Foreign banks dominated the Argentine banking system before its crisis. Yes, there were some Argentine owned banks. But realistically, the Chinese state is going to keep a few banks in any scenario. No foreigner wants the Agricultural Bank of China, or is salivating to provide banking services to China's rural poor. But even taking into account the big state owned Argentina banks and the one privately-owned Argentine bank (Galicia), Argentina's banking system was dominated by foreign banks - mostly Spanish and American banks.
And the Argentines argued this guaranteed the stability of their banking system. They had outsourced banking regulation - and deposit insurance -- to Madrid and New York.

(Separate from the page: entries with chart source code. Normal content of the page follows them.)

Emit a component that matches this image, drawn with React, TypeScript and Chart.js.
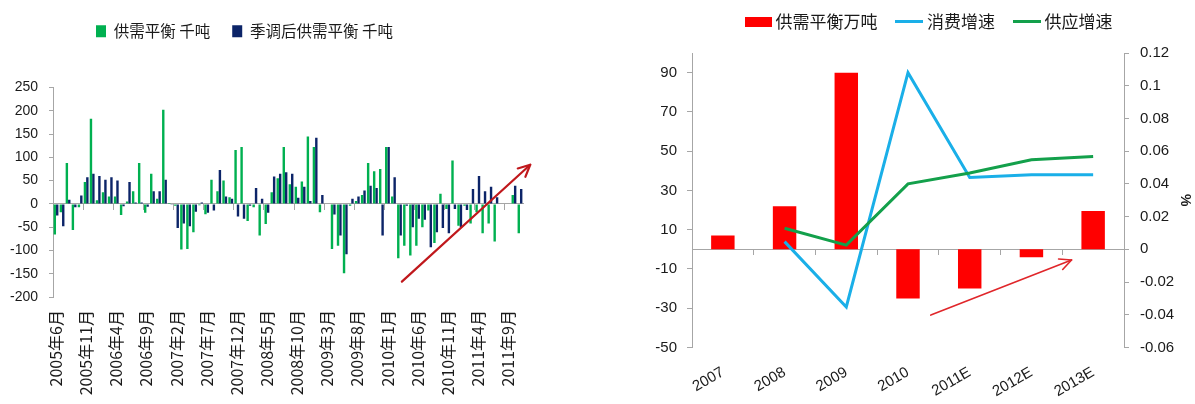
import React, { useEffect, useRef } from "react";
import { Chart, registerables } from "chart.js";

Chart.register(...registerables);

const CJK = '"Noto Sans CJK SC", "Noto Sans", sans-serif';
const NUM = '"Liberation Sans", Arial, sans-serif';
const TEXT = "#1a1a1a";
const AXIS = "#A6A6A6";

// ---------------- Left chart data ----------------
const monthLabels: string[] = [
  "2005年6月", "2005年7月", "2005年8月", "2005年9月", "2005年10月", "2005年11月", "2005年12月",
  "2006年1月", "2006年2月", "2006年3月", "2006年4月", "2006年5月", "2006年6月", "2006年7月", "2006年8月", "2006年9月", "2006年10月", "2006年11月", "2006年12月",
  "2007年1月", "2007年2月", "2007年3月", "2007年4月", "2007年5月", "2007年6月", "2007年7月", "2007年8月", "2007年9月", "2007年10月", "2007年11月", "2007年12月",
  "2008年1月", "2008年2月", "2008年3月", "2008年4月", "2008年5月", "2008年6月", "2008年7月", "2008年8月", "2008年9月", "2008年10月", "2008年11月", "2008年12月",
  "2009年1月", "2009年2月", "2009年3月", "2009年4月", "2009年5月", "2009年6月", "2009年7月", "2009年8月", "2009年9月", "2009年10月", "2009年11月", "2009年12月",
  "2010年1月", "2010年2月", "2010年3月", "2010年4月", "2010年5月", "2010年6月", "2010年7月", "2010年8月", "2010年9月", "2010年10月", "2010年11月", "2010年12月",
  "2011年1月", "2011年2月", "2011年3月", "2011年4月", "2011年5月", "2011年6月", "2011年7月", "2011年8月", "2011年9月", "2011年10月", "2011年11月",
];

// 供需平衡 千吨
const balanceRaw: (number | null)[] = [
  -66, -18, 88, -56, -7, 47, 183,
  8, 25, 16, 16, -24, 5, 27, 88, -19, 65, 11, 202,
  2, -4, -98, -97, -61, -3, -22, 52, 27, 50, 14, 116,
  122, -37, -7, -68, -43, 25, 55, 122, 42, 37, 48, 145,
  122, -18, null, -97, -90, -149, -4, 6, 19, 88, 70, 75,
  122, 16, -117, -90, -111, -90, -50, -14, -84, 22, -11, 93,
  -47, -4, -42, -18, -63, -42, -81, null, null, 19, -63,
];

// 季调后供需平衡 千吨
const balanceSA: (number | null)[] = [
  -25, -48, 9, -7, 18, 57, 65,
  60, 52, 57, 50, -5, 47, 3, 3, -6, 27, 27, 52,
  -2, -52, -42, -48, -17, 3, -19, -14, 73, 16, 11, -27,
  -32, -4, 34, 11, -19, 59, 65, 68, 65, 13, 37, 6,
  142, 19, null, -23, -68, -108, 11, 16, 29, 39, 34, -68,
  122, 57, -68, -4, -50, -32, -34, -93, -61, -52, -63, -11,
  -50, -13, 32, 60, 27, 37, 14, null, null, 39, 32,
];

const leftYMin = -200;
const leftYMax = 250;
const leftYStep = 50;
const leftLabelEvery = 5;
const leftArrow = { from: [57.4, -167], to: [78.7, 84] };

// ---------------- Right chart data ----------------
const years: string[] = ["2007", "2008", "2009", "2010", "2011E", "2012E", "2013E"];
const balanceWanTon: number[] = [7, 22, 90, -25, -20, -4, 19.5];
const consumptionGrowth: (number | null)[] = [null, 0.0047, -0.0352, 0.108, 0.0439, 0.0456, 0.0456];
const supplyGrowth: (number | null)[] = [null, 0.0129, 0.0026, 0.04, 0.0466, 0.0548, 0.0568];
const rightLeftTicks: number[] = [-50, -30, -10, 10, 30, 50, 70, 90];
const rightArrow = { from: [3.37, -33.5], to: [5.65, -5.4] };

// ---------------- plugins ----------------
const legendPlace = {
  id: "legendPlace",
  beforeDraw(chart: any, _args: any, opts: any) {
    const lg = chart.legend;
    if (!lg || !opts || opts.left == null) return;
    lg.left = opts.left;
    lg.top = opts.top;
    lg.right = chart.width + 2000;
  },
};

const trendArrow = {
  id: "trendArrow",
  afterDraw(chart: any, _args: any, opts: any) {
    if (!opts || !opts.from) return;
    const xs = chart.scales.x;
    const ys = chart.scales.y;
    const x0 = xs.getPixelForValue(opts.from[0]);
    const y0 = ys.getPixelForValue(opts.from[1]);
    const x1 = xs.getPixelForValue(opts.to[0]);
    const y1 = ys.getPixelForValue(opts.to[1]);
    const ctx = chart.ctx;
    ctx.save();
    ctx.strokeStyle = opts.color;
    ctx.lineWidth = opts.width;
    ctx.lineCap = "round";
    ctx.lineJoin = "round";
    ctx.beginPath();
    ctx.moveTo(x0, y0);
    ctx.lineTo(x1, y1);
    ctx.stroke();
    const ang = Math.atan2(y1 - y0, x1 - x0);
    const h = opts.head;
    const spread = Math.PI / 7;
    ctx.beginPath();
    ctx.moveTo(x1 - h * Math.cos(ang - spread), y1 - h * Math.sin(ang - spread));
    ctx.lineTo(x1, y1);
    ctx.lineTo(x1 - h * Math.cos(ang + spread), y1 - h * Math.sin(ang + spread));
    ctx.stroke();
    ctx.restore();
  },
};

function swatch(w: number, h: number, color: string) {
  const c = document.createElement("canvas");
  c.width = w;
  c.height = h;
  const g = c.getContext("2d");
  if (g) {
    g.fillStyle = color;
    g.fillRect(0, 0, w, h);
  }
  return c;
}

export default function App() {
  const leftRef = useRef<HTMLCanvasElement | null>(null);
  const rightRef = useRef<HTMLCanvasElement | null>(null);

  useEffect(() => {
    if (!leftRef.current || !rightRef.current) return;

    const left = new Chart(leftRef.current, {
      type: "bar",
      data: {
        labels: monthLabels,
        datasets: [
          {
            label: "供需平衡 千吨",
            data: balanceRaw,
            backgroundColor: "#00B050",
            borderWidth: 0,
            categoryPercentage: 0.8,
            barPercentage: 1.0,
          },
          {
            label: "季调后供需平衡 千吨",
            data: balanceSA,
            backgroundColor: "#0C2468",
            borderWidth: 0,
            categoryPercentage: 0.8,
            barPercentage: 1.0,
          },
        ],
      } as any,
      options: {
        responsive: false,
        animation: false,
        devicePixelRatio: 1,
        layout: { padding: { left: 0, right: 37, top: 40, bottom: 0 } },
        plugins: {
          legend: {
            display: true,
            position: "top",
            align: "start",
            labels: {
              boxWidth: 10,
              boxHeight: 12,
              padding: 22,
              color: TEXT,
              font: { family: CJK, size: 15.5 },
            },
          },
          tooltip: { enabled: false },
          legendPlace: { left: 74, top: 1.5 },
          trendArrow: { ...leftArrow, color: "#C0181C", width: 2.2, head: 13 },
        } as any,
        scales: {
          x: {
            type: "category",
            grid: { display: false },
            border: { display: false },
            ticks: {
              autoSkip: false,
              minRotation: 90,
              maxRotation: 90,
              padding: 5,
              color: TEXT,
              font: { family: CJK, size: 16 },
              callback: function (this: any, v: any, i: number) {
                return i % leftLabelEvery === 0 ? this.getLabelForValue(v) : "";
              },
            },
            afterFit: (s: any) => {
              s.height = 107;
            },
          },
          x2: {
            type: "category",
            axis: "x",
            position: { y: 0 },
            offset: true,
            grid: {
              display: true,
              offset: true,
              drawOnChartArea: false,
              drawTicks: true,
              tickLength: 6,
              color: (c: any) =>
                c.index !== undefined && c.index % leftLabelEvery === 0 ? AXIS : "rgba(0,0,0,0)",
            },
            border: { display: true, color: AXIS, width: 1 },
            ticks: { display: false, autoSkip: false },
          },
          y: {
            min: leftYMin,
            max: leftYMax,
            ticks: {
              stepSize: leftYStep,
              padding: 11,
              color: TEXT,
              font: { family: NUM, size: 14 },
            },
            grid: {
              display: true,
              drawOnChartArea: false,
              drawTicks: true,
              tickLength: 4,
              color: AXIS,
            },
            border: { display: true, color: AXIS, width: 1 },
            afterFit: (s: any) => {
              s.width = 53;
            },
          },
        } as any,
      },
      plugins: [legendPlace, trendArrow],
    } as any);

    const legendImgs = [swatch(27, 10, "#FF0000"), swatch(28, 3, "#1AAFE8"), swatch(28, 3, "#13A04B")];

    const right = new Chart(rightRef.current, {
      type: "bar",
      data: {
        labels: years,
        datasets: [
          {
            type: "bar",
            label: "供需平衡万吨",
            data: balanceWanTon,
            backgroundColor: "#FF0000",
            borderWidth: 0,
            yAxisID: "y",
            order: 3,
            barPercentage: 0.38,
            categoryPercentage: 1.0,
          },
          {
            type: "line",
            label: "消费增速",
            data: consumptionGrowth,
            borderColor: "#1AAFE8",
            backgroundColor: "#1AAFE8",
            borderWidth: 3,
            pointRadius: 0,
            tension: 0,
            yAxisID: "y1",
            order: 1,
          },
          {
            type: "line",
            label: "供应增速",
            data: supplyGrowth,
            borderColor: "#13A04B",
            backgroundColor: "#13A04B",
            borderWidth: 3,
            pointRadius: 0,
            tension: 0,
            yAxisID: "y1",
            order: 0,
          },
        ],
      } as any,
      options: {
        responsive: false,
        animation: false,
        devicePixelRatio: 1,
        layout: { padding: { left: 0, right: 0, top: 3, bottom: 0 } },
        plugins: {
          legend: {
            display: true,
            position: "top",
            align: "start",
            labels: {
              usePointStyle: true,
              pointStyleWidth: 18,
              padding: 23,
              color: TEXT,
              font: { family: CJK, size: 17 },
              sort: (a: any, b: any) => a.datasetIndex - b.datasetIndex,
              generateLabels: (chart: any) =>
                (Chart.defaults.plugins.legend.labels.generateLabels as any)(chart).map((l: any) => ({
                  ...l,
                  pointStyle: legendImgs[l.datasetIndex],
                })),
            },
          },
          tooltip: { enabled: false },
          legendPlace: { left: 106, top: -10 },
          trendArrow: { ...rightArrow, color: "#E0262A", width: 1.6, head: 13 },
        } as any,
        scales: {
          x: {
            type: "category",
            grid: { display: false },
            border: { display: false },
            ticks: {
              autoSkip: false,
              minRotation: 30,
              maxRotation: 30,
              padding: 8,
              color: TEXT,
              font: { family: NUM, size: 15 },
            },
            afterFit: (s: any) => {
              s.height = 56.5;
            },
          },
          x2: {
            type: "category",
            axis: "x",
            position: { y: 0 },
            offset: true,
            grid: {
              display: true,
              offset: true,
              drawOnChartArea: false,
              drawTicks: true,
              tickLength: 5,
              color: AXIS,
            },
            border: { display: true, color: AXIS, width: 1 },
            ticks: { display: false, autoSkip: false },
          },
          y: {
            position: "left",
            min: -50,
            max: 100,
            afterBuildTicks: (s: any) => {
              s.ticks = rightLeftTicks.map((v) => ({ value: v }));
            },
            ticks: { padding: 10, color: TEXT, font: { family: NUM, size: 15 } },
            grid: { display: true, drawOnChartArea: false, drawTicks: true, tickLength: 5, color: AXIS },
            border: { display: true, color: AXIS, width: 1 },
            afterFit: (s: any) => {
              s.width = 72;
            },
          },
          y1: {
            position: "right",
            min: -0.06,
            max: 0.12,
            ticks: {
              stepSize: 0.02,
              padding: 11,
              color: TEXT,
              font: { family: NUM, size: 15 },
              callback: (v: any) => String(Number(Number(v).toFixed(2))),
            },
            grid: { display: true, drawOnChartArea: false, drawTicks: true, tickLength: 5, color: AXIS },
            border: { display: true, color: AXIS, width: 1 },
            title: {
              display: true,
              text: "%",
              color: TEXT,
              font: { family: NUM, size: 14, weight: "bold" },
              padding: { top: 2, bottom: 0 },
            },
            afterFit: (s: any) => {
              s.width = 71;
            },
          },
        } as any,
      },
      plugins: [legendPlace, trendArrow],
    } as any);

    return () => {
      left.destroy();
      right.destroy();
    };
  }, []);

  return (
    <div
      style={{
        position: "fixed",
        left: 0,
        top: 0,
        width: 1195,
        height: 404,
        background: "#ffffff",
        overflow: "hidden",
      }}
    >
      <canvas
        ref={leftRef}
        width={560}
        height={404}
        style={{ position: "absolute", left: 0, top: 0, width: 560, height: 404 }}
      />
      <canvas
        ref={rightRef}
        width={575}
        height={404}
        style={{ position: "absolute", left: 620, top: 0, width: 575, height: 404 }}
      />
    </div>
  );
}
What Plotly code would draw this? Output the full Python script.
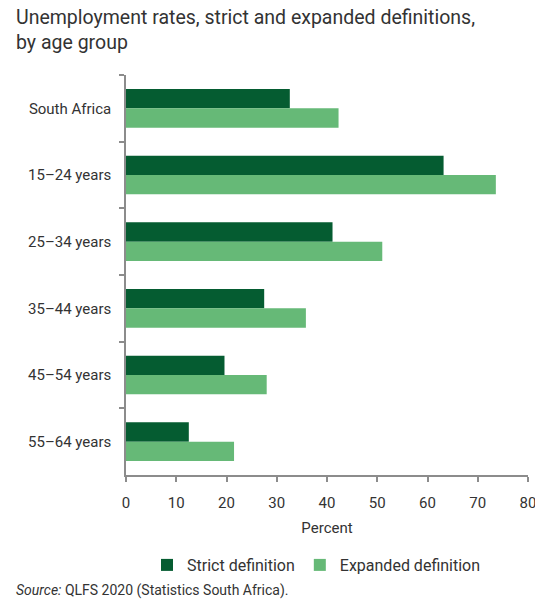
import plotly.graph_objects as go

# Unemployment rates (%) by age group, 2020
categories = ["South Africa", "15–24 years", "25–34 years", "35–44 years", "45–54 years", "55–64 years"]
strict = [32.6, 63.2, 41.1, 27.5, 19.6, 12.5]
expanded = [42.3, 73.6, 51.0, 35.8, 28.0, 21.5]
x_ticks = [0, 10, 20, 30, 40, 50, 60, 70, 80]

FONT = "Roboto, Liberation Sans, sans-serif"
TEXT = "#333333"
AXIS = "#8c8c8c"
DARK = "#055C31"
LIGHT = "#66B977"

fig = go.Figure()
fig.add_trace(go.Bar(
    y=categories, x=strict, orientation="h", name="Strict definition",
    marker=dict(color=DARK, line=dict(width=0)),
))
fig.add_trace(go.Bar(
    y=categories, x=expanded, orientation="h", name="Expanded definition",
    marker=dict(color=LIGHT, line=dict(width=0)),
))

fig.update_layout(
    width=535, height=608,
    margin=dict(l=126, r=7, t=75, b=133, autoexpand=False),
    paper_bgcolor="white", plot_bgcolor="white",
    font=dict(family=FONT, color=TEXT, size=15),
    barmode="group", bargap=0.42, bargroupgap=0,
    xaxis=dict(
        range=[0, 80.001], tickmode="array", tickvals=x_ticks,
        ticktext=[str(v) for v in x_ticks],
        showgrid=False, zeroline=False, automargin=False,
        showline=True, linecolor=AXIS, linewidth=1.5,
        ticks="outside", ticklen=5, tickcolor=AXIS, tickwidth=1.5,
        tickfont=dict(size=15, color=TEXT), ticklabelstandoff=8,
        ticklabeloverflow="allow",
        title=dict(text="Percent", font=dict(size=15, color=TEXT), standoff=12),
    ),
    yaxis=dict(
        autorange="reversed", showgrid=False, zeroline=False, automargin=False,
        showline=True, linecolor=AXIS, linewidth=1.5,
        ticks="outside", ticklen=5, tickcolor=AXIS, tickwidth=1.5,
        tickson="boundaries", tickfont=dict(size=15, color=TEXT),
        ticklabelstandoff=10,
    ),
    legend=dict(
        orientation="h", x=147 / 535, xanchor="left", xref="container",
        y=1 - 548 / 608, yanchor="top", yref="container",
        font=dict(size=16, color=TEXT), itemwidth=30, traceorder="normal",
    ),
    showlegend=True,
)

# Two-line title, left aligned
fig.add_annotation(
    text="Unemployment rates, strict and expanded definitions,<br>by age group",
    xref="paper", yref="paper", x=-112 / 402, y=1 + 71 / 400,
    xanchor="left", yanchor="top", align="left", showarrow=False,
    font=dict(family=FONT, size=19.5, color=TEXT),
)

fig.add_annotation(
    text="<i>Source:</i> QLFS 2020 (Statistics South Africa).",
    xref="paper", yref="paper", x=-112 / 402, y=-115 / 400,
    xanchor="left", yanchor="middle", showarrow=False,
    font=dict(family=FONT, size=14, color=TEXT),
)

fig.write_html("out.html")
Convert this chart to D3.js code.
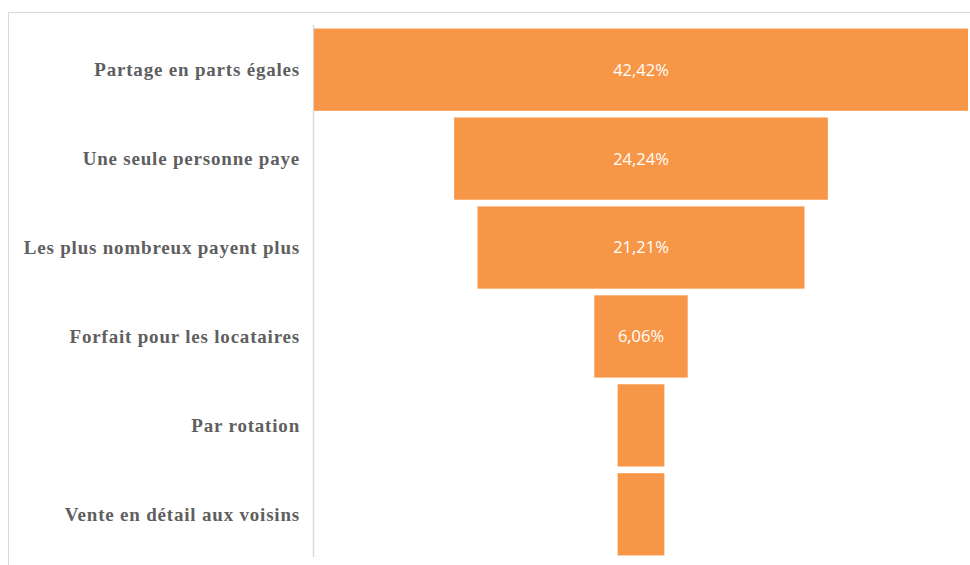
<!DOCTYPE html>
<html>
<head>
<meta charset="utf-8">
<script src="https://cdn.jsdelivr.net/npm/d3@7"></script>
<style>
  body { margin: 0; background: #fff; }
  svg { display: block; }
</style>
</head>
<body>
<div id="chart"></div>
<script>
// funnel values (share of answers)
var categories = ['Partage en parts égales', 'Une seule personne paye', 'Les plus nombreux payent plus',
  'Forfait pour les locataires', 'Par rotation', 'Vente en détail aux voisins'];
var values = [42.42, 24.24, 21.21, 6.06, 3.03, 3.03];
var shownLabels = ['42,42%', '24,24%', '21,21%', '6,06%', '', ''];

var W = 970, H = 565;
var plotLeft = 314, plotRight = 968, plotTop = 25, plotBottom = 559;
var center = (plotLeft + plotRight) / 2;

var svg = d3.select('#chart').append('svg')
  .attr('width', W)
  .attr('height', H);

// chart frame
svg.append('rect')
  .attr('x', 8.5).attr('y', 12.5)
  .attr('width', 1000).attr('height', 600)
  .attr('fill', 'none')
  .attr('stroke', '#d9d9d9');

var y = d3.scaleBand()
  .domain(categories)
  .range([plotTop, plotBottom])
  .paddingInner(0.075)
  .paddingOuter(0.04);

var w = d3.scaleLinear()
  .domain([0, d3.max(values)])
  .range([0, plotRight - plotLeft]);

// vertical axis line
svg.append('line')
  .attr('x1', plotLeft - 0.5).attr('x2', plotLeft - 0.5)
  .attr('y1', plotTop).attr('y2', plotBottom - 2)
  .attr('stroke', '#d9d9d9')
  .attr('stroke-width', 1.5);

svg.selectAll('rect.bar')
  .data(values)
  .enter().append('rect')
  .attr('class', 'bar')
  .attr('x', function (d) { return center - w(d) / 2; })
  .attr('y', function (d, i) { return y(categories[i]); })
  .attr('width', function (d) { return w(d); })
  .attr('height', y.bandwidth())
  .attr('fill', '#f79646');

svg.selectAll('text.val')
  .data(values)
  .enter().append('text')
  .attr('class', 'val')
  .attr('x', center)
  .attr('y', function (d, i) { return y(categories[i]) + y.bandwidth() / 2; })
  .attr('dy', '0.36em')
  .attr('text-anchor', 'middle')
  .style('font-family', '"Open Sans", sans-serif')
  .style('font-size', '16.5px')
  .style('fill', '#fff')
  .text(function (d, i) { return shownLabels[i]; });

svg.selectAll('text.cat')
  .data(categories)
  .enter().append('text')
  .attr('class', 'cat')
  .attr('x', 300)
  .attr('y', function (d) { return y(d) + y.bandwidth() / 2; })
  .attr('dy', '0.35em')
  .attr('text-anchor', 'end')
  .style('font-family', '"Liberation Serif", serif')
  .style('font-weight', 'bold')
  .style('font-size', '19px')
  .style('letter-spacing', '0.8px')
  .style('fill', '#5f5f5f')
  .text(function (d) { return d; });
</script>
</body>
</html>
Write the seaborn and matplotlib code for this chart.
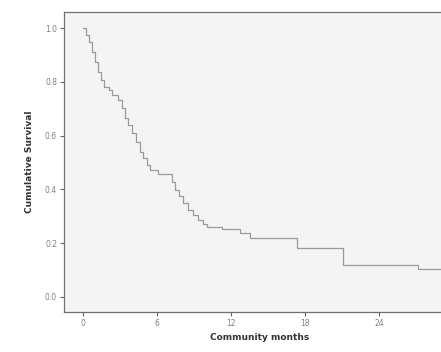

The result? Mixed I would say. The foreign banks took in dollar deposits, and they had to match their books with dollar loans. They were less willing to lend to the government than the remaining Argentine banks (or perhaps less subject to government pressure). Chalk that up in their favor. They did not particularly want to lend to the tradables sector of Argentina's economy either. Too risky. Remember, a strong peso was really hurting the goods producing sector of Argentina, particularly after the devaluation of the Brazilian real. Plus, exports were a small part of Argentina's GDP - so it was hard to match dollar loans to companies with dollar export revenues. So the banks lent heavily to the largely foreign-owned Argentine utilities, utilities that had the deals with the state that allowed them to index their prices to the dollar. The banks had a hedge - they lent in dollars to utilities that could themselves index their prices to the dollar.
At least in theory. In practice, it was pretty clear that when the peg broke, the Argentine government was not going to let the utilities jack up their peso prices to offset the peso's fall against the dollar. That would have hit Argentine consumers hard precisely they were hurting more generally -- all to assure large profits for foreign owed utilities and their bankers. Not good politics.
The underlying currency mismatch was there. And letting foreign banks manage the mismatch did not get rid of it. Once the peg broke someone was gonna take losses. Not surprisingly, the Argentines decided the losses would be born not by Argentine consumers, but by the foreign owned utilities and the foreign owned banks.
My points: foreign banks investing in emerging economies need to be political realists, and foreign banks do not solve all problems. The real problem in Argentina was a dollarized banking system and a small export sector. China's real problems? In my view, low consumption, too much investment (not a problem now, but a source of future problems) and an economy that is now too dependent on exports.
Foreign banks pushing credit cards can help with the first problem, but only if Chinese consumers pick up a few of America's bad habits and do not pay off their balances every month. Foreign banks that lend to consumers not companies may help lower future levels of investment, but that alone won't clear away the legacy of current over-investment (assuming that there is some over-investment). And finanlly, I don't see how foreign ownership of the banks helps reduce China's exposure to the global economic cycle ...
A final footnote: the fact that China has a positive balance on transfers ($12b) and income ($5b -- foreign direct investors in China must not be sending any profits back home; they seem to prefer to keep their profits in RMB ... and all those reserves earn interest) in the first half of the year makes me fairly confident that China 2005 current account surplus will be closer to $150 billion than $100 billion. That is not saying much 2*$67b gets out to $135 billion pretty easily.